Happy Home Designer focuses strongly on the design element, giving an amount of control in the creation of homes unprecedented in the series. Players will either seek out and acquire new clients or take them on when they come to the office seeking a specific project. Players will then be tasked with choosing a specific plot of land to build that house on, and design both the exterior and interior fitting a theme specific to the clients wants. Once you get far enough in the game (about 4-5 designs in), you’ll be tasked with creating bigger projects in the town square. These projects offer a bit of a change as the focus shifts from designing intimate, personal houses to bigger, public atmospheres. It does shake up the gameplay, though these offerings are limited, so players may not want to complete them all at once, lest the game become too repetitive and stale.

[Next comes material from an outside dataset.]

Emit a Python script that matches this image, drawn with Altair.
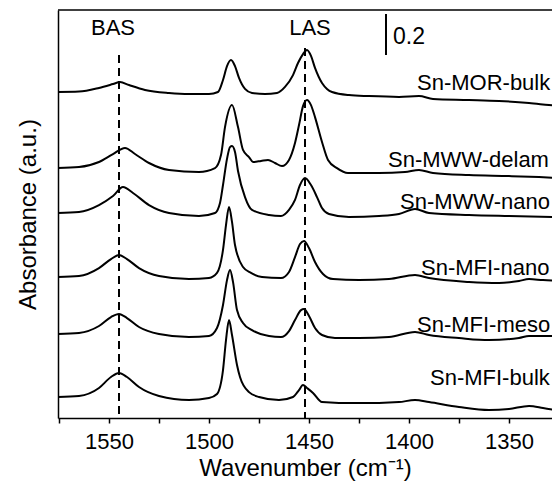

The best improvement is the level of control implemented into the design process. I’ve often said that one of the things that would’ve significantly improved New Leaf was a drag-and-drop system for laying out town objects. It seems someone at Nintendo read my blog because that’s exactly what Happy Home Designer uses and it makes designing a phenomenally enjoyable experience. Items can be picked up, rotated, and placed with ease, leaving player movement mainly for surveying the land and changing the camera for increased design flexibility. New features have been added to the design, including changing the windows, curtains, and the addition of hanging objects from the ceiling. New items are unlocked with each new character and the amount of items you can have for creation gets pretty huge, combining almost all the items from previous Animal Crossing games with quite a few new things.

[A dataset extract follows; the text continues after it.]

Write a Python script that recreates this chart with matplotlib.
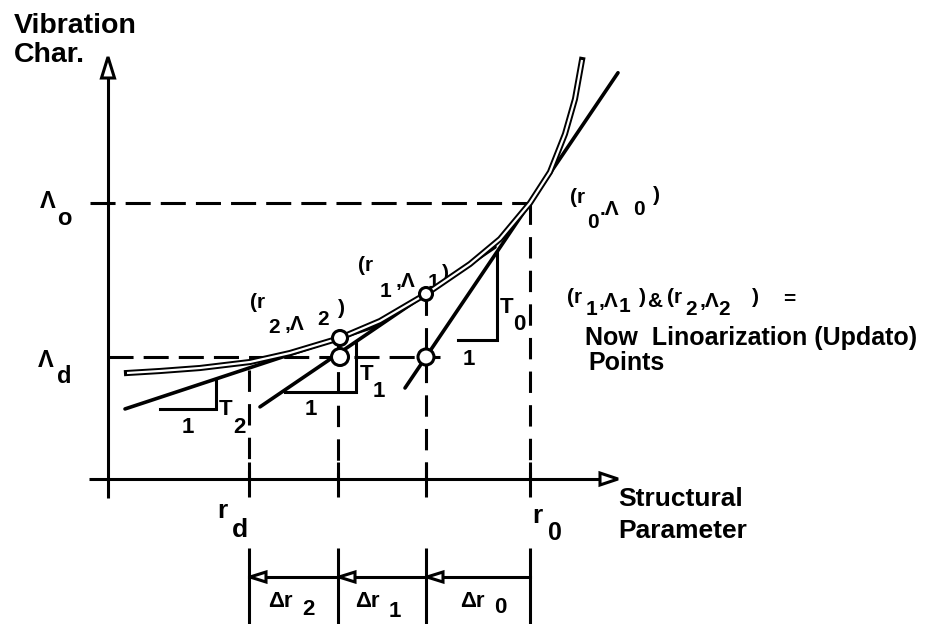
import matplotlib
matplotlib.use("Agg")
import matplotlib.pyplot as plt
from matplotlib.patches import Polygon, Circle

W, H = 937, 624
FAM = ["Liberation Sans", "DejaVu Sans"]

# Sketch units: horizontal = structural parameter r, vertical = vibration characteristic
r_names = ["d", "2", "1", "0"]
r_values = [249, 338, 426, 530]
lam_d = 267
lam_0 = 421
lam_1 = 330
lam_2 = 286

# exact characteristic curve
curve_r = [127, 160, 200, 250, 290, 340, 380, 426, 470, 500, 530, 550, 565, 575, 582]
curve_lam = [251, 253, 256, 262, 271, 286, 303, 330, 360, 385, 421, 452, 490, 525, 564]

# linearisations: tangency point, slope T_i and drawn extent
tan_r = [530, 426, 340]
tan_lam = [421, 330, 286]
tan_slope = [1.48, 0.68, 0.33]
tan_extent = [(405, 618), (260, 495), (125, 380)]
tan_names = ["0", "1", "2"]

# slope triangles: vertical-leg position, foot level, left end of run
tri_x = [497, 356, 216]
tri_foot = [284, 232, 215]
tri_left = [458, 285, 160]

axis_x, axis_y = 108, 145

fig = plt.figure(figsize=(W / 100, H / 100), dpi=100)
ax = fig.add_axes([0, 0, 1, 1])
ax.set_xlim(0, W)
ax.set_ylim(0, H)
ax.set_aspect("equal")
ax.axis("off")

LW = 2.2


def txt(x, y, s, size=16, **kw):
    ax.text(x, y, s, fontsize=size, fontweight="bold", family=FAM,
            ha="left", va="baseline", **kw)


# axes with hollow arrow heads
ax.plot([axis_x, axis_x], [126, 546], color="k", lw=LW, solid_capstyle="butt")
ax.plot([89, 600], [axis_y, axis_y], color="k", lw=LW, solid_capstyle="butt")
ax.add_patch(Polygon([[axis_x, 567], [axis_x - 6.5, 546], [axis_x + 6.5, 546]],
                     closed=True, fc="white", ec="k", lw=LW, zorder=5))
ax.add_patch(Polygon([[618, axis_y], [600, axis_y + 6], [600, axis_y - 6]],
                     closed=True, fc="white", ec="k", lw=LW, zorder=5))

# reference levels
ax.plot([90, r_values[3]], [lam_0, lam_0], color="k", lw=LW, dashes=(8.2, 3.3))
ax.plot([axis_x, 440], [lam_d, lam_d], color="k", lw=LW, dashes=(8.2, 3.3))

# vertical dashed guides from the curve down to the axis, with ticks
guide_top = [curve_lam[3] - 8, lam_2, lam_1, lam_0]
for rv, top in zip(r_values, guide_top):
    ax.plot([rv, rv], [top, axis_y], color="k", lw=LW, dashes=(7.0, 4.0))
    ax.plot([rv, rv], [127, 162], color="k", lw=LW, solid_capstyle="butt")

# tangent lines
for r0, l0, s, (xa, xb) in zip(tan_r, tan_lam, tan_slope, tan_extent):
    ax.plot([xa, xb], [l0 + s * (xa - r0), l0 + s * (xb - r0)],
            color="k", lw=2.6, solid_capstyle="round", zorder=3)

# slope triangles
for r0, l0, s, x, foot, left in zip(tan_r, tan_lam, tan_slope, tri_x, tri_foot, tri_left):
    top = l0 + s * (x - r0)
    ax.plot([left, x, x], [foot, foot, top], color="k", lw=LW,
            solid_joinstyle="miter", zorder=3)

# exact curve drawn as a double line
ax.plot(curve_r, curve_lam, color="k", lw=4.4, solid_capstyle="projecting",
        solid_joinstyle="round", zorder=4)
ax.plot(curve_r, curve_lam, color="white", lw=1.6, solid_capstyle="butt",
        solid_joinstyle="round", zorder=4.1)

# update points on the curve and their projections on the design level
for cx, cy, rad in [(r_values[2], lam_1, 6.5), (r_values[1] + 2, lam_2, 7.5)]:
    ax.add_patch(Circle((cx, cy), rad, fc="white", ec="k", lw=LW, zorder=6))
for cx, rad in [(r_values[1] + 2, 8.5), (r_values[2], 8)]:
    ax.add_patch(Circle((cx, lam_d), rad, fc="white", ec="k", lw=LW, zorder=6))

# step-size bracket below the axis
ax.plot([r_values[0], r_values[3]], [47, 47], color="k", lw=LW)
for rv in r_values:
    ax.plot([rv, rv], [0, 76], color="k", lw=LW, solid_capstyle="butt")
for rv in r_values[:3]:
    ax.add_patch(Polygon([[rv + 1, 47], [rv + 17, 52], [rv + 17, 42]],
                         closed=True, fc="white", ec="k", lw=LW, zorder=5))

# axis titles
txt(14, 591, "Vibration", 20.5)
txt(14, 562, "Char.", 20.5)
txt(618, 118, "Structural", 19)
txt(618, 86, "Parameter", 19)

# level labels
txt(40, 416, "Λ", 17)
txt(57, 399, "o", 17)
txt(38, 257, "Λ", 17)
txt(57, 241, "d", 17)

# parameter labels
txt(217, 106, "r", 19)
txt(232, 87, r_names[0], 19)
txt(532, 101, "r", 19)
txt(548, 84, r_names[3], 18)

# step labels
for x, (sub, y) in zip([268, 355, 460], [("2", 9), ("1", 7), ("0", 11)]):
    txt(x, 17, "Δr", 16)
    txt(x + 34, y, sub, 16)

# slope labels
txt(500, 311, "T", 16)
txt(513, 294, tan_names[0], 16)
txt(463, 259, "1", 16)
txt(360, 244, "T", 16)
txt(373, 227, tan_names[1], 16)
txt(305, 209, "1", 16)
txt(219, 209, "T", 16)
txt(233, 191, tan_names[2], 16)
txt(182, 191, "1", 16)

# point labels
txt(250, 316, "(r", 15)
txt(268, 291, "2", 15)
txt(285, 294, ",Λ", 15)
txt(317, 299, "2", 15)
txt(338, 310, ")", 15)

txt(358, 353, "(r", 15)
txt(380, 327, "1", 15)
txt(396, 337, ",Λ", 15)
txt(428, 336, "1", 15)
txt(442, 345, ")", 15)

txt(570, 421, "(r", 15)
txt(587, 396, "0", 15)
txt(600, 409, ".Λ", 15)
txt(633, 409, "0", 15)
txt(653, 423, ")", 15)

# explanatory note
txt(567, 321, "(r", 15)
txt(586, 309, "1", 15)
txt(599, 317, ",Λ", 15)
txt(619, 312, "1", 15)
txt(639, 321, ")", 15)
txt(647, 317, "&", 15)
txt(667, 321, "(r", 15)
txt(685, 309, "2", 15)
txt(700, 317, ",Λ", 15)
txt(718, 309, "2", 15)
txt(752, 321, ")", 15)
txt(783, 319, "=", 15)
txt(585, 279, "Now  Linoarization (Updato)", 18)
txt(588, 254, "Points", 18)

fig.savefig("out.png", dpi=100, facecolor="white")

Clients will range from the wide pool of Animal Crossing characters, most of whom are accessible just by talking to them in the town square; however, specific characters can be unlocked through the new Amiibo Cards. Purchasing a pack will give players access to six characters, with every deck containing one special character such as Brewster, Tom Nook, or Sonny Resetti. While purchasing a pack of cards is the only way to get these special characters, being random in nature doesn’t guarantee that you won’t see duplicates of characters you already have. However, priced at about seven dollars a pack, they’re relatively inexpensive and since Nintendo plans to include the cards in Animal Crossing: Amiibo Party, it could be very interesting to see where this “physical DLC” goes if Nintendo has plans to start different lines of Amiibo Cards.

Animal Crossing hasn’t changed very much in terms of overall aesthetic; however, Happy Home Designer maintains the cute charm that has become synonymous with the series. There’s a lot of colour and life within the world, and very nice atmospheric lighting both inside houses and outside (although this is limited to snowy and rainy days, as you can only design houses during an in-game day). Character models look as good as they did in New Leaf, although with such a smaller, more focused game you’d think there’d be a lot more detail put into the overall look. A little more detail in the furniture and house design would have been welcomed, but as it stands, Happy Home Designer looks as great as New Leaf, and that’s fine.

There’s little in the way of music in Happy Home Designer. While Kazumi Totaka did work on the music in this one, the series’ traditional “hourly themes” have been replaced with a single “theme,” much like the “puzzle themes” in the Professor Layton series. This theme sets the perfect mood to get the creative juices flowing; it’s jaunty, upbeat, and it never gets annoying, despite its relatively short length. However, if the building theme begins to wear on you, you can switch up the music by placing a stereo in your client’s house to gain access to a collection of K.K. Slider songs that increases with every client.


Animal Crossing: Happy Home Designer is like Mario Maker for Animal Crossing. It’s a fun little distraction that doesn’t require too much attention to enjoy. While it’s easy to see how it can overstay its welcome with fans expecting a fuller Animal Crossing experience, those with a flair for the artistic will no doubt enjoy its extensive range to allow their creativity to flow.